Note For more information about how to create and authorize MongoDB users, see Use DMS to manage MongoDB users or db.createUser().

Preparations

  1. Create an ApsaraDB for MongoDB replica set instance as the synchronization destination. For more information, seeCreate a replica set instance.
    Note Set its network type to the same VPC as the source ApsaraDB for MongoDB instance to facilitate ECS connection through the VPC.
  2. Create an ECS instance where MongoShake runs. For more information, see Create an ECS instance.
    Note Set the operating system of the ECS instance to Linux and the network type to the same VPC as the new ApsaraDB for MongoDB instance.
  3. Add the IP address of the ECS instance to the whitelists of the source and destination MongoDB instances. Make sure that the ECS instance can connect to the source and destination ApsaraDB for MongoDB instances.
    Note We recommend that you use VPCs for connection between instances to minimize network latency.

Procedure

  1. Log on to the ECS instance.
  2. Run the following command to download the MongoShake program:
    wget https://github.com/alibaba/MongoShake/releases/download/release-v2.0.7-20190817/mongo-shake-2.0.7.tar.gz
    Note We recommend that you download the latest MongoShake program. For more information, see the Releases page.
  3. Run the following command to extact the MongoShake program:
    tar xvf mongoshake-2.0.tar.gz
  4. Run the vim command to modify the collector.conf profile of MongoShake. The following table describes the main parameters.
    Parameter Description Example value
    mongo_urls The connection string URI of the source instance.
    Note
    • We recommend that you use internal connection string URIs for connection between instances to minimize network latency.
    • For more information about the connection string URI format, see Overview of replica set instance connections.
    mongo_urls = mongodb://root:Ftxxxxxx@dds-bpxxxxxxxx.mongodb.rds.aliyuncs.com:3717,dds-bpxxxxxxxx.mongodb.rds.aliyuncs.com:3717
    tunnel.address The connection string URI of the destination instance. tunnel.address = mongodb://root:Ftxxxxxx@dds-bpxxxxxxxx.mongodb.rds.aliyuncs.com:3717,dds-bpxxxxxxxx.mongodb.rds.aliyuncs.com:3717
    sync_mode The data synchronization method. Valid values:
    • all: both full data synchronization and incremental data synchronization
    • document: only full data synchronization
    • oplog: only incremental data synchronization
    Note The default value is oplog.
    sync_mode = all
    replayer.dml_only Indicates whether only DML operations are synchronized. Valid values:
    • false
    • true
    Note The default value is true.
    replayer.dml_only = false
    filter.namespace.black The blacklist for data synchronization. The specified namespaces are not synchronized to the destination database.
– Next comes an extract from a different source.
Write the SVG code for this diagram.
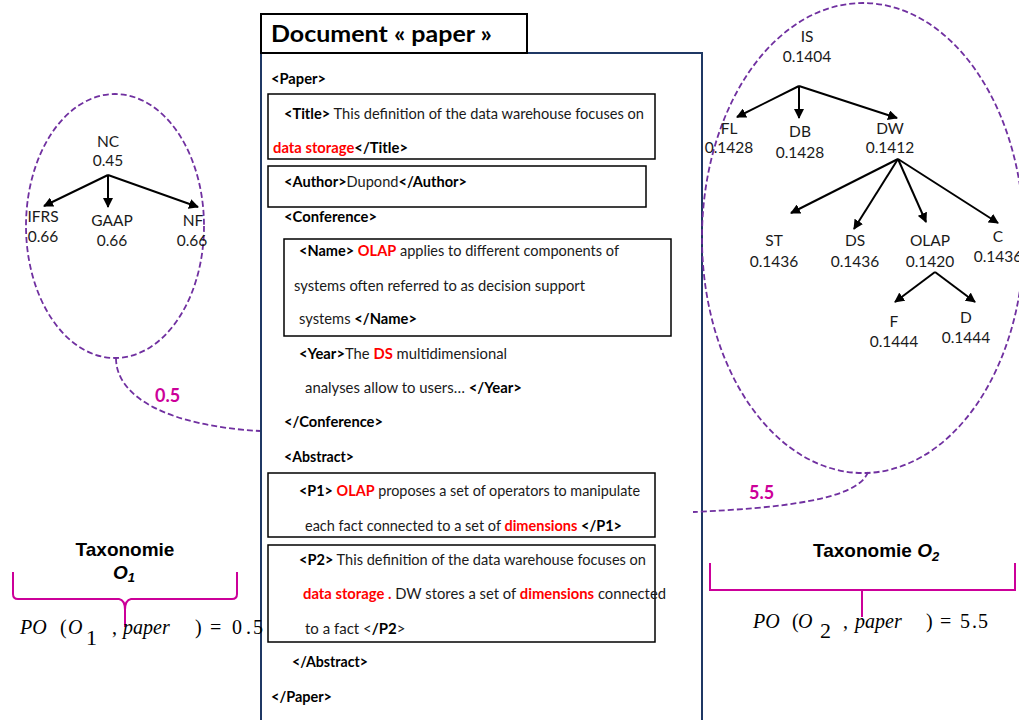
<svg xmlns="http://www.w3.org/2000/svg" width="1019" height="720" viewBox="0 0 1019 720">
<defs>
<marker id="ah" viewBox="0 0 10 10" refX="9" refY="5" markerWidth="10" markerHeight="10" markerUnits="userSpaceOnUse" orient="auto">
<path d="M0,0 L10,5 L0,10 Z" fill="#000"/>
</marker>
<style>
.doc{font-family:Lato,"Open Sans",sans-serif;font-size:15px;fill:#1a1a1a}
.b{font-weight:bold;fill:#000}
.r{font-weight:bold;fill:#ff0000}
.lbl{font-family:Lato,"Open Sans",sans-serif;font-size:15.5px;fill:#1a1a1a;text-anchor:middle}
.edge{stroke:#000;stroke-width:2;fill:none;marker-end:url(#ah)}
.dash{stroke:#7030a0;stroke-width:1.8;fill:none;stroke-dasharray:6 3}
.mag{font-family:Lato,"Open Sans",sans-serif;font-size:18px;font-weight:bold;fill:#cc0099}
.tax{font-family:"Liberation Sans",Arial,sans-serif;font-size:19px;font-weight:bold;fill:#000}
.brace{stroke:#cc0099;stroke-width:2;fill:none}
.f{font-family:"Liberation Serif","Times New Roman",serif;font-size:20px;fill:#000}
.i{font-style:italic}
.box{fill:none;stroke:#000;stroke-width:1.5}
</style>
</defs>
<rect width="1019" height="720" fill="#fff"/>

<g id="document">
<rect x="261" y="53" width="441" height="670" fill="#fff" stroke="#1f3864" stroke-width="2"/>
<rect x="261" y="14" width="266" height="39" fill="#fff" stroke="#000" stroke-width="2"/>
<text x="271" y="42" font-family="Lato,'Open Sans',sans-serif" font-size="23" font-weight="bold" fill="#000" textLength="221" lengthAdjust="spacingAndGlyphs">Document « paper »</text>
<rect class="box" x="268" y="94" width="387" height="65"/>
<rect class="box" x="268" y="166" width="378" height="41"/>
<rect class="box" x="284" y="239" width="387" height="97"/>
<rect class="box" x="268" y="473" width="387" height="64"/>
<rect class="box" x="268" y="545" width="387" height="97"/>
<g class="doc" xml:space="preserve">
<text x="271" y="84" textLength="55" lengthAdjust="spacingAndGlyphs"><tspan class="b">&lt;Paper&gt;</tspan></text>
<text x="284" y="119" textLength="360" lengthAdjust="spacingAndGlyphs"><tspan class="b">&lt;Title&gt;</tspan> This definition of the data warehouse focuses on</text>
<text x="273" y="153" textLength="135" lengthAdjust="spacingAndGlyphs"><tspan class="r">data storage</tspan><tspan class="b">&lt;/Title&gt;</tspan></text>
<text x="284" y="187" textLength="183" lengthAdjust="spacingAndGlyphs"><tspan class="b">&lt;Author&gt;</tspan>Dupond<tspan class="b">&lt;/Author&gt;</tspan></text>
<text x="284" y="222" textLength="93" lengthAdjust="spacingAndGlyphs"><tspan class="b">&lt;Conference&gt;</tspan></text>
<text x="299" y="256" textLength="320" lengthAdjust="spacingAndGlyphs"><tspan class="b">&lt;Name&gt;</tspan> <tspan class="r">OLAP</tspan> applies to different components of</text>
<text x="294" y="291" textLength="291" lengthAdjust="spacingAndGlyphs">systems often referred to as decision support</text>
<text x="299" y="324" textLength="118" lengthAdjust="spacingAndGlyphs">systems <tspan class="b">&lt;/Name&gt;</tspan></text>
<text x="299" y="359" textLength="208" lengthAdjust="spacingAndGlyphs"><tspan class="b">&lt;Year&gt;</tspan>The <tspan class="r">DS</tspan>  multidimensional</text>
<text x="305" y="393" textLength="217" lengthAdjust="spacingAndGlyphs">analyses  allow to users… <tspan class="b">&lt;/Year&gt;</tspan></text>
<text x="284" y="427" textLength="99" lengthAdjust="spacingAndGlyphs"><tspan class="b">&lt;/Conference&gt;</tspan></text>
<text x="284" y="462" textLength="70" lengthAdjust="spacingAndGlyphs"><tspan class="b">&lt;Abstract&gt;</tspan></text>
<text x="299" y="496" textLength="341" lengthAdjust="spacingAndGlyphs"><tspan class="b">&lt;P1&gt;</tspan> <tspan class="r">OLAP</tspan> proposes a set of operators to manipulate</text>
<text x="305" y="531" textLength="317" lengthAdjust="spacingAndGlyphs">each fact connected to a set of <tspan class="r">dimensions</tspan> <tspan class="b">&lt;/P1&gt;</tspan></text>
<text x="299" y="565" textLength="347" lengthAdjust="spacingAndGlyphs"><tspan class="b">&lt;P2&gt;</tspan> This definition of the data warehouse focuses on</text>
<text x="303" y="599" textLength="363" lengthAdjust="spacingAndGlyphs"><tspan class="r">data storage .</tspan>  DW stores  a set of <tspan class="r">dimensions</tspan> connected</text>
<text x="305" y="634">to a fact &lt;<tspan class="b">/P2</tspan>&gt;</text>
<text x="292" y="667" textLength="76" lengthAdjust="spacingAndGlyphs"><tspan class="b">&lt;/Abstract&gt;</tspan></text>
<text x="271" y="702" textLength="61" lengthAdjust="spacingAndGlyphs"><tspan class="b">&lt;/Paper&gt;</tspan></text>
</g>
</g>

<g id="connectors">
<ellipse class="dash" cx="115" cy="226" rx="89" ry="132"/>
<ellipse class="dash" cx="863" cy="238" rx="161" ry="235"/>
<path class="dash" d="M116,358 C116,398 170,426 260,431"/>
<path class="dash" d="M868,472 C858,500 780,508 693,512"/>
<path class="edge" d="M108,175 L44,206"/>
<path class="edge" d="M108,175 L108,207"/>
<path class="edge" d="M108,175 L198,207"/>
<path class="edge" d="M799,86 L737,117"/>
<path class="edge" d="M799,86 L799,118"/>
<path class="edge" d="M799,86 L897,118"/>
<path class="edge" d="M898,159 L791,213"/>
<path class="edge" d="M898,159 L854,229"/>
<path class="edge" d="M898,159 L926,222"/>
<path class="edge" d="M898,159 L998,223"/>
<path class="edge" d="M935,272 L895,302"/>
<path class="edge" d="M935,272 L975,302"/>
</g>

<g id="tax1">
<text class="lbl" x="108" y="147">NC</text>
<text class="lbl" x="108" y="166">0.45</text>
<text class="lbl" x="43" y="222">IFRS</text>
<text class="lbl" x="43" y="242">0.66</text>
<text class="lbl" x="112" y="226">GAAP</text>
<text class="lbl" x="112" y="246">0.66</text>
<text class="lbl" x="193" y="226">NF</text>
<text class="lbl" x="192" y="246">0.66</text>
<text class="mag" x="155" y="402">0.5</text>
</g>

<g id="tax2">
<text class="lbl" x="807" y="42">IS</text>
<text class="lbl" x="807" y="62">0.1404</text>
<text class="lbl" x="729" y="134">FL</text>
<text class="lbl" x="729" y="153">0.1428</text>
<text class="lbl" x="800" y="137">DB</text>
<text class="lbl" x="800" y="158">0.1428</text>
<text class="lbl" x="890" y="134">DW</text>
<text class="lbl" x="890" y="153">0.1412</text>
<text class="lbl" x="774" y="246">ST</text>
<text class="lbl" x="774" y="267">0.1436</text>
<text class="lbl" x="855" y="246">DS</text>
<text class="lbl" x="855" y="267">0.1436</text>
<text class="lbl" x="930" y="246">OLAP</text>
<text class="lbl" x="930" y="267">0.1420</text>
<text class="lbl" x="998" y="242">C</text>
<text class="lbl" x="998" y="262">0.1436</text>
<text class="lbl" x="894" y="327">F</text>
<text class="lbl" x="894" y="347">0.1444</text>
<text class="lbl" x="966" y="323">D</text>
<text class="lbl" x="966" y="343">0.1444</text>
<text class="mag" x="749" y="499">5.5</text>
</g>

<g id="label1">
<text class="tax" x="125" y="556" text-anchor="middle">Taxonomie</text>
<text class="tax" x="113" y="579"><tspan class="i">O</tspan><tspan class="i" font-size="13" dy="3">1</tspan></text>
<path class="brace" d="M13,572 V594 Q13,599 18,599 H119 Q125,600 125,610 V627 M125,610 Q125,600 131,599 H232 Q237,599 237,594 V572"/>
<text class="f" y="634"><tspan class="i" x="20">PO</tspan><tspan x="60">(</tspan><tspan class="i" x="68">O</tspan><tspan x="86" y="645" font-size="22">1</tspan><tspan x="112" y="634">,</tspan><tspan class="i" x="123">paper</tspan><tspan x="195">)</tspan><tspan x="210">=</tspan><tspan x="232">0</tspan><tspan x="246">.</tspan><tspan x="253">5</tspan></text>
</g>

<g id="label2">
<text class="tax" x="813" y="557">Taxonomie <tspan class="i">O</tspan><tspan class="i" font-size="13" dy="4">2</tspan></text>
<path class="brace" d="M710,563 V590 H1015 V563 M862,590 V617"/>
<text class="f" y="628"><tspan class="i" x="753">PO</tspan><tspan x="792">(</tspan><tspan class="i" x="798">O</tspan><tspan x="820" y="638" font-size="22">2</tspan><tspan x="843" y="628">,</tspan><tspan class="i" x="855">paper</tspan><tspan x="926">)</tspan><tspan x="940">=</tspan><tspan x="960">5</tspan><tspan x="972">.</tspan><tspan x="978">5</tspan></text>
</g>
</svg>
Separate multiple namespaces with semicolons (;).
    Note A namespace is the standard name of a collection or index in ApsaraDB for MongoDB. It is the combination of a database name and a collection or index name. Example: mongodbtest.customer.
    filter.namespace.black = mongodbtest.customer;testdata.test123
    filter.namespace.white The whitelist for data synchronization. Only the specified namespaces are synchronized to the target database. Separate multiple namespaces with semicolons (;). filter.namespace.white = mongodbtest.customer;test123
  5. Run the following command to start the data synchronization task and generate the log information:
    ./collector -conf=collector.conf -verbose
  6. Check the log information. If the following log is displayed, it indicates that the full data synchronization is complete and the incremental data synchronization starts.
    [09:38:57 CST 2019/06/20] [INFO] (mongoshake/collector.( *ReplicationCoordinator).Run:80) finish full sync, start incr sync with timestamp: fullBeginTs[1560994443], fullFinishTs[1560994737]

Monitor the MongoShake status

When the incremental data synchronization starts, you can open a command line window to monitor MongoShake.
./mongoshake-stat --port=9100

Monitoring output example.

Monitoring output
Parameter Description
logs_get/sec The number of oplogs obtained per second.
logs_repl/sec The number of oplogs for replay operations performed per second.
logs_success/sec The number of oplogs for successful replay operations per second.
lsn.time The time when the last oplog was sent.
lsn_ack.time The time when the destination database acknowledges the write operation.
lsn_ckpt.time The Check Point persistence time.
now.time The current time.
replset The name of the replica set for the source database.